“Take nothing for the journey but a walking stick.” Matthew 6:8
It is with a mental smile that I hear these words. As we pack for vacation, we fill suitcases and bags with the essentials for our trip; all these things that we must have to survive. As our week unfolds, most is left to the side in favor of the offerings of our vacation spot. Fresh air, trails to hike, swimming and fishing, playing on the park, and talking with family take precedence over the books and even games we packed “just in case.” Yet, year after year we bring the extras. Some years the weather pushes us to indoor activities. Even then, a jet pack made from recycling was the favorite toy of the week, not the cars and blocks packed for the toddler.
Jesus wasn’t referring to a vacation for his apostles in this week’s gospel. They were being sent to evangelize and bring no worldly distractions with them that might keep them from accomplishing their mission. He calls each of us to evangelize as well. We may not be sent to faraway places or even unknown people; our call may be to evangelize those within our own home or workplace. With every action and every word, we are called to be Jesus to those around us.
All too often we let the distractions of the world do just that – distract us from our journey. Friday morning I went for a run. In the afternoon I was planning to head to a softball tournament with my oldest daughter. I didn’t end up getting to see the games at all because I hurt my foot while running. As the weekend has progressed, I have done little more than sit in my recliner, icing my foot with various wraps, keeping it elevated. Not knowing what is wrong is driving all of us a little crazy, and hopefully we will know more once I see a doctor Monday. We know nothing is broken, but little more. The journey or lack of it was out of my control.
I don’t sit still well, and I have a pile of paperwork to show for that. Not being able to mobilize myself one might think I would be all caught up. It’s amazing how much a person can procrastinate. I seem to be a master procrastinator. Even being held hostage to a chair, I have found distractions to keep from completing all of my tasks. With so much of the world stripped away, I still am letting myself find ways for this world to distract me from time with Jesus.
I’d like to say that I have been the epitome of grace, accepting my suffering with a humble spirit. Maybe a little, but I’ve also been whiny and demanding at times, feeling sorry for myself and my inability to move around or moaning about the races I have already registered to run that, at the moment, seem out of the realm of possibility to me. I have been moping about how I am going to manage taking the children to their orthodontist appointments or practices when I have barely been able to go to the bathroom by myself for two days.
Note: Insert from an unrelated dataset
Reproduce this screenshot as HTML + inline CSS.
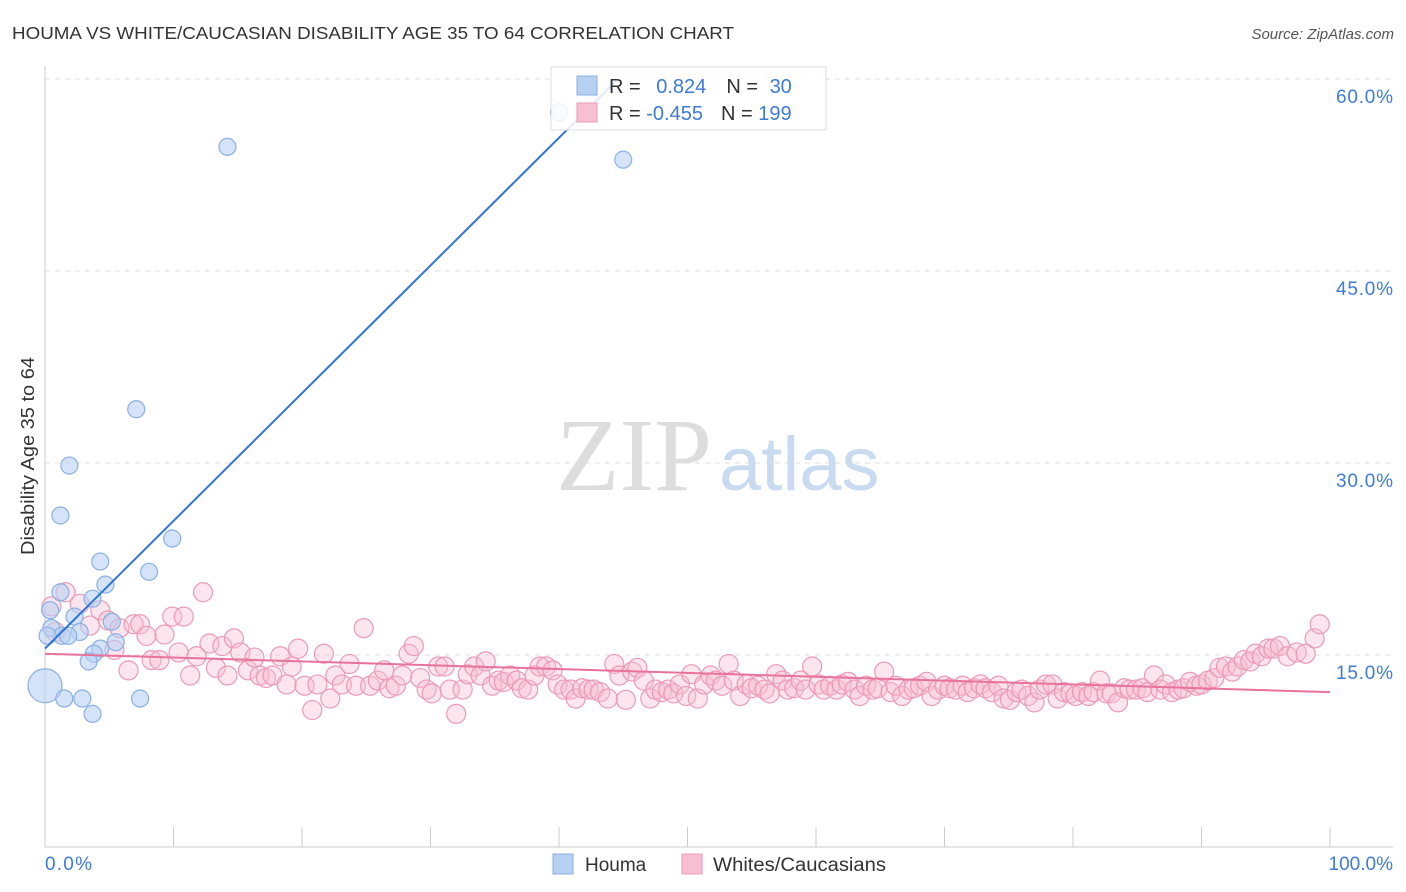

More than anything, I need to take a step back (or hop as the case may currently be) and realize that I am taking on a martyr complex. How in the world can my family survive if I am not micromanaging the household? This is how Sunday’s gospel speaks to me right now- “Take nothing for the journey.” I feel I have nothing physical to give right now – to my family or otherwise. I am blessed that this is not normally the case, but for right now, the truth is that I need to do what I can to help and not focus on what I am not able to do. I do not know where Jesus is going to send me. I do not know the next step. I need to follow, having faith that the where, what, and when will be made clear to me when it is time.
“Do what you can calmly and gently. Do not be disturbed about the rest, but leave to God’s providence what you cannot manage yourself. God is well pleased with the earnestness and moderate anxiety with which we attend to our obligations, but He is not pleased with that anxiety which afflicts the soul, because He wishes our limitations and weakness to seek the support of His strength and omnipotence, with the trust that in His goodness He will supply what is lacking to our weakness and shortcomings.” – St. Ignatius Loyola
How did the apostles do it? How did they not allow themselves to be distracted by the rest of the world and stay focused on Jesus?
How do you re-center yourself to Jesus’ call in your life when you find yourself distracted?
When you are hanging on by a thread, Jesus is there as your safety harness!
One Reply to “Take Nothing for the Journey”
I can relate to this post so much. I procrastinate way too much as well and am always amazed when I am forced to sit for a time how I still manage to NOT get certain things done, even when I as right there!! I also loved this Gospel passage. I’m such a planner and the thought of taking nothing with us on the journey (the journey of life) is so hard! “But God! I need x and y and why can’t I take a and b?? Please, God!!” Yea, that’s me. Great post, Amy! And I hope the foot is better now.